This post is part of a series of posts entitled A Guide To Intellectual Property Protection. For a comprehensive list of articles contained in this series, click here.

Minn. Stat. § 325A.04 requires invention marketing services soliciting businesses in Minnesota to disclose how many individuals who have come to that service for help have made money on the invention after contracting for the service. This number is usually quite small, such as 1 out of 500 or 1,000 people. If the service refuses to provide you with this information or such information seems to be too good to be true, be skeptical and demand proof of their claims.

Among other states, California has a related provision (California Business and Professional Code 22370) which prohibits the activities of most typical invention marketing organizations.

The services typically offered by invention marketing services include patentability searches, patent application drafting and prosecution, direct mailings to businesses that might be interested in selling your invention, review of trade directories and census documents to determine the potential market for your invention, presenting a written description of your invention at trade shows, and furnishing their client with the names of potential manufacturers.

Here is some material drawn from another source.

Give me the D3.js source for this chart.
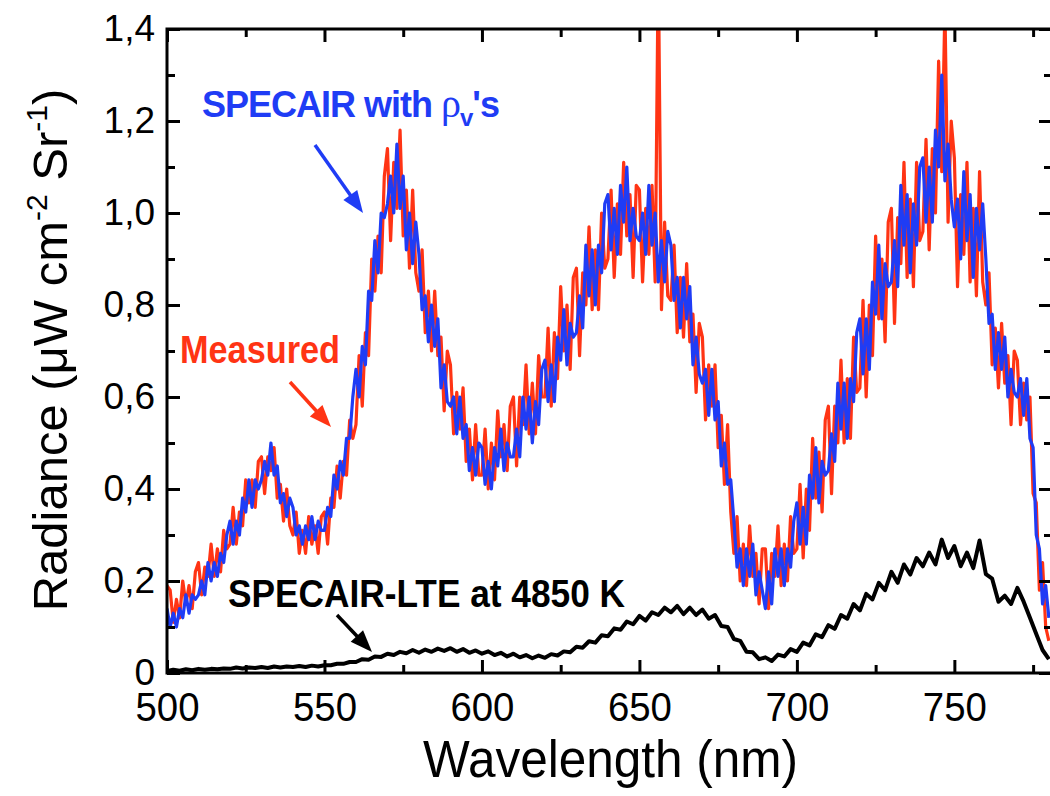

Generally, patentability searches and patent applications prepared by the services tend to be of reasonable quality. However, the value of the other services offered is questionable. It is strongly recommended that an inventor contemplating using such services carefully review what he or she is getting for his or her investment, as well as the usefulness of the information and services received.

A better alternative to employing invention marketing services (and, in many cases, to immediately filing a patent application) is for the inventor to utilize the money that would have been spent on those services to directly contact and meet with potential marketers of the invention. In practice, this is the most successful strategy for independent inventors with limited financial resources. A patent may bring economic benefit to the patent owner by the outright sale of the patent, licensing the patent to others, or by commercially exploiting the patented invention itself. In order for the independent inventor to attempt either the sale or licensing of the patent, he or she must first identify the potential buyers/licensees. Once a potential buyer is located, one must then place a value on the patent. If the product covered by the patent has not yet been commercially produced, it may be quite difficult to determine accurately the value of the patent. Therefore, the patent owner may wish to license the patent and obtain a royalty on the future commercial exploitation of the patent. The specific terms of each individual license would have to be negotiated with the licensee. A typical license agreement might include a lump sum payment to be made immediately upon the licensing of the patent, as well as a royalty to be paid for each patented product produced. A license may be exclusive, granting all the patent rights to a single licensee. Alternatively, a license may be nonexclusive, so that the patent owner may license several different licensees. The length of the license can be for any term agreeable between the parties, not to exceed the life of the patent.